The curve complex of a surface
This will be a Colloquium talk, aimed at a general audience. The topic is the curve complex, introduced by Harvey in 1974. It's a simplicial complex, and was introduced as a tool to study mapping class groups of surfaces. I will discuss recent joint work with Bill Menasco about new local pathology in the curve complex, namely that its geodesics can have dead ends and even double dead ends.
Fat, exhausted, integer homology spheres
Since Perelman's groundbreaking proof of the geometrization conjecture
for three-manifolds, the possibility of exploring tighter
correspondences between geometric and algebraic invariants of
three-manifolds has emerged. In this talk, we address the question of
how homology interacts with hyperbolic geometry in 3-dimensions,
providing examples of hyperbolic integer homology spheres that have
large injectivity radius on most of their volume. (Indeed such
examples can be produced that arise as (1,n)-Dehn filling on knots in
the three-sphere). Such examples fit into a conjectural framework of
Bergeron, Venkatesh and others and provide a counterweight to phenomena
arising in asymptotic L^2 invariants of families of covers of
hyperbolic manifolds.
Splicing knot complements and bordered Floer homology
In this talk I'll discuss recent work which aims to understand
which 3-manifolds can have Heegaard Floer homology isomorphic to that of
the 3-sphere. With an eye towards proving a non-triviality result for the
Floer homology of toroidal manifolds, I'll discuss how to use bordered
Floer homology to prove that the integer homology sphere obtained by
splicing two nontrivial knot complements in the 3-sphere (or, more
generally, in integer homology sphere L-spaces) has Heegaard Floer homology
rank strictly greater than one. This is joint work with Adam Levine.
Eigenvalues of the Thurston Pullback Map
Given a critically finite rational map, one can define a holomorphic
endomorphism of a Teichmueller space associated to it; this
endomorphism is called the Thurston pullback map. With the exception
of one class of examples, this endomorphism has a unique fixed point,
and the eigenvalues of the derivative at this fixed point are all
*algebraic*. What do these eigenvalues mean?
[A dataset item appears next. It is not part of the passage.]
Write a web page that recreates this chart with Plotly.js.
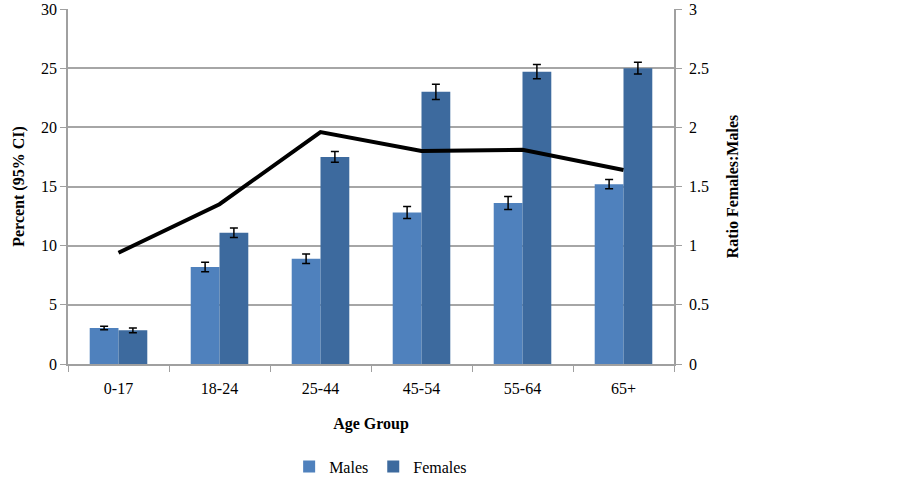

What algebraic numbers
arise this way? We establish some facts about these eigenvalues if the
rational map is a quadratic polynomial (for example, we prove in this
case that there are no "small eigenvalues"), but the situation is
still mysterious.
Positive factorizations in the mapping class group
The technology of Lefschetz pencils/fibrations and open
book decompositions reduces many interesting questions in contact and
symplectic topology to combinatorial questions in the mapping class
group. At a fundamental level, we want to know: "What does the genus
of the Lefschetz fibration or open book tell you about the symplectic
or contact manifold?" One can translate a question about complexity
bounds to the following question about mapping class groups: "For any
mapping class element $\phi$ of a genus g surface with some number of
boundary components, is there a bound on the length of a factorization
of $\phi$ as a product of right-handed Dehn twists?" (That is, is
there a bound on the number of Dehn twists in a positive
factorization.) We will discuss an answer to this question and some
of the applications. This is joint with I. Baykur.
Mapping Class Groups and Covering Spaces
A fundamental question of the study of mapping class groups is
finding maps between mapping class groups of different surfaces. Given a covering space of surfaces, one may wish to relate the mapping class groups of the two surfaces. We say a cover of S over X has the Birman-Hilden property if there is a finite index subgroup of the mapping class group of X that injects into the mapping class group of S, modulo the deck transformations. In the 1970s, Birman and Hilden proved that regular covers have the Birman-Hilden property. We extend their work to certain irregular branched covers. As new applications, we prove: (1) Simple covers do not have the Birman-Hilden property and (2) All covers with at most one branch point do have the Birman-Hilden property.